Note that the path_match and path_unmatch parameters match on object paths in addition to leaf fields. As an example, indexing the following document will result in an error because the path_match setting also matches the object field name.title, which can’t be mapped as text:

  1. PUT my-index-000001/_doc/2
  2. {
  3. "name": {
  4. "first": "Paul",
  5. "last": "McCartney",
  6. "title": {
  7. "value": "Sir",
  8. "category": "order of chivalry"
  9. }
  10. }
  11. }

{name} and {dynamic_type}

The {name} and {dynamic_type} placeholders are replaced in the mapping with the field name and detected dynamic type. The following example sets all string fields to use an analyzer with the same name as the field, and disables doc_values for all non-string fields:

  1. PUT my-index-000001
  2. {
  3. "mappings": {
  4. "dynamic_templates": [
  5. {
  6. "named_analyzers": {
  7. "match_mapping_type": "string",
  8. "match": "*",
  9. "mapping": {
  10. "type": "text",
  11. "analyzer": "{name}"
  12. }
  13. }
  14. },
  15. {
  16. "no_doc_values": {
  17. "match_mapping_type":"*",
  18. "mapping": {
  19. "type": "{dynamic_type}",
  20. "doc_values": false
  21. }
  22. }
  23. }
  24. ]
  25. }
  26. }
  27. PUT my-index-000001/_doc/1
  28. {
  29. "english": "Some English text",
  30. "count": 5
  31. }

The english field is mapped as a string field with the english analyzer.

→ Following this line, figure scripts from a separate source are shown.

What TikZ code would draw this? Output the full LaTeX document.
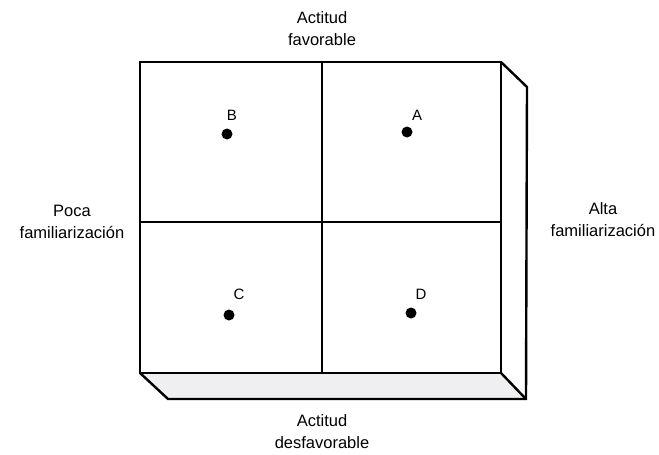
\documentclass[tikz,border=0pt]{standalone}
\usepackage{fontspec}
\setmainfont{Liberation Sans}
\usetikzlibrary{positioning}

\begin{document}
\begin{tikzpicture}[
  x=1pt, y=-1pt,
  axislabel/.style={align=center, font=\fontsize{16.5}{22}\selectfont, inner sep=0pt},
  ptlabel/.style={font=\fontsize{15}{18}\selectfont, inner sep=0pt},
  dot/.style={circle, fill=black, minimum size=11pt, inner sep=0pt},
  edge/.style={line width=2.4pt, line join=miter},
  mid/.style={line width=1.1pt}
]
\useasboundingbox (0,0) rectangle (659,455);
% corners of the front face and its depth
\coordinate (tl) at (140,62);
\coordinate (tr) at (501,62);
\coordinate (bl) at (140,373);
\coordinate (br) at (501,373);
\coordinate (tr2) at (527,87);
\coordinate (br2) at (526,399);
\coordinate (bl2) at (168,399);
% bottom and side faces
\fill[blue!6!gray!12] (bl) -- (bl2) -- (br2) -- (br) -- cycle;
\draw[edge] (tr) -- (tr2) -- (br2) -- (bl2) -- (bl);
\draw[edge] (br) -- (br2);
\draw[edge] (tl) rectangle (br);
% quadrant lines
\coordinate (mt) at (322,62);
\coordinate (mb) at (322,373);
\coordinate (ml) at (140,222);
\coordinate (mr) at (501,222);
\draw[mid] (mt) -- (mb);
\draw[mid] (ml) -- (mr);
% points
\node[dot] (dotB) at (227,134) {};
\node[dot] (dotA) at (407,132) {};
\node[dot] (dotC) at (229,315) {};
\node[dot] (dotD) at (411,313) {};
\node[ptlabel] (labB) at (232,115) {B};
\node[ptlabel] (labA) at (417,115) {A};
\node[ptlabel] (labC) at (239,294) {C};
\node[ptlabel] (labD) at (421,294) {D};
% axis labels
\node[axislabel] (fav) at (322,29) {Actitud\\favorable};
\node[axislabel] (desfav) at (322,432) {Actitud\\desfavorable};
\node[axislabel] (poca) at (72,222) {Poca\\familiarización};
\node[axislabel] (alta) at (603,220) {Alta\\familiarización};
\end{tikzpicture}
\end{document}
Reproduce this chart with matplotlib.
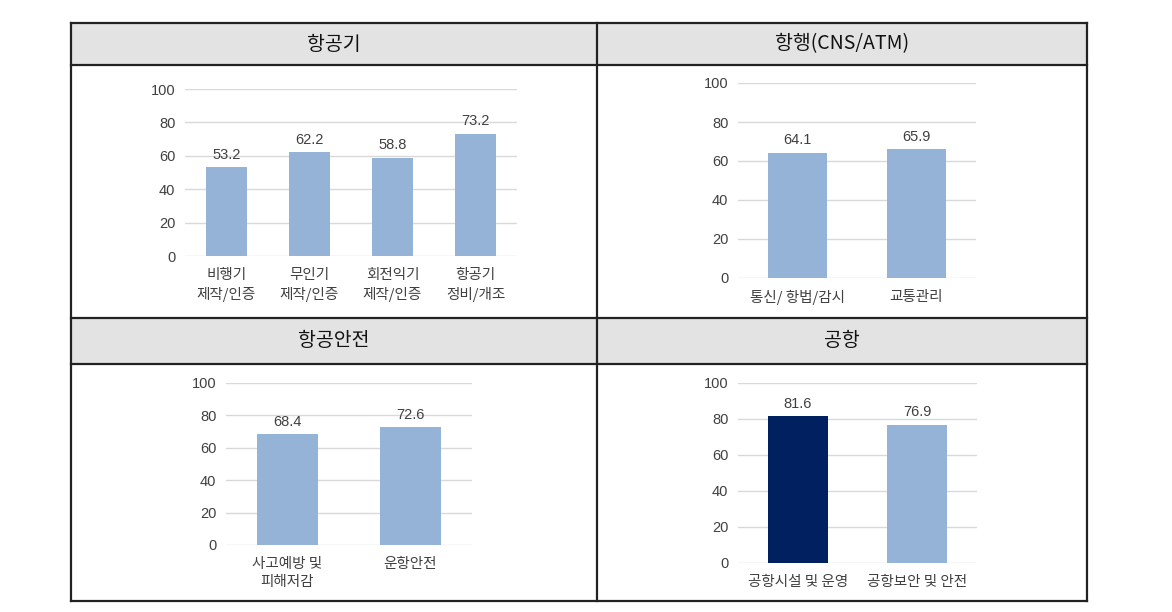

The count field is mapped as a long field with doc_values disabled.

Template examples

Here are some examples of potentially useful dynamic templates:

Structured search

By default Elasticsearch will map string fields as a text field with a sub keyword field. However if you are only indexing structured content and not interested in full text search, you can make Elasticsearch map your fields only as `keyword`s. Note that this means that in order to search those fields, you will have to search on the exact same value that was indexed.

  1. PUT my-index-000001
  2. {
  3. "mappings": {
  4. "dynamic_templates": [
  5. {
  6. "strings_as_keywords": {
  7. "match_mapping_type": "string",
  8. "mapping": {
  9. "type": "keyword"
  10. }
  11. }
  12. }
  13. ]
  14. }
  15. }

text-only mappings for strings

On the contrary to the previous example, if the only thing that you care about on your string fields is full-text search, and if you don’t plan on running aggregations, sorting or exact search on your string fields, you could tell Elasticsearch to map it only as a text field (which was the default behaviour before 5.0):

  1. PUT my-index-000001
  2. {
  3. "mappings": {
  4. "dynamic_templates": [
  5. {
  6. "strings_as_text": {
  7. "match_mapping_type": "string",
  8. "mapping": {
  9. "type": "text"
  10. }
  11. }
  12. }
  13. ]
  14. }
  15. }

Disabled norms

Norms are index-time scoring factors. If you do not care about scoring, which would be the case for instance if you never sort documents by score, you could disable the storage of these scoring factors in the index and save some space.

  1. PUT my-index-000001
  2. {
  3. "mappings": {
  4. "dynamic_templates": [
  5. {
  6. "strings_as_keywords": {
  7. "match_mapping_type": "string",
  8. "mapping": {
  9. "type": "text",
  10. "norms": false,
  11. "fields": {
  12. "keyword": {
  13. "type": "keyword",
  14. "ignore_above": 256
  15. }
  16. }
  17. }
  18. }
  19. }
  20. ]
  21. }
  22. }

The sub keyword field appears in this template to be consistent with the default rules of dynamic mappings. Of course if you do not need them because you don’t need to perform exact search or aggregate on this field, you could remove it as described in the previous section.

Time series

When doing time series analysis with Elasticsearch, it is common to have many numeric fields that you will often aggregate on but never filter on. In such a case, you could disable indexing on those fields to save disk space and also maybe gain some indexing speed:

  1. PUT my-index-000001
  2. {
  3. "mappings": {
  4. "dynamic_templates": [
  5. {
  6. "unindexed_longs": {
  7. "match_mapping_type": "long",
  8. "mapping": {
  9. "type": "long",
  10. "index": false
  11. }
  12. }
  13. },
  14. {
  15. "unindexed_doubles": {
  16. "match_mapping_type": "double",
  17. "mapping": {
  18. "type": "float",
  19. "index": false
  20. }
  21. }
  22. }
  23. ]
  24. }
  25. }

Like the default dynamic mapping rules, doubles are mapped as floats, which are usually accurate enough, yet require half the disk space.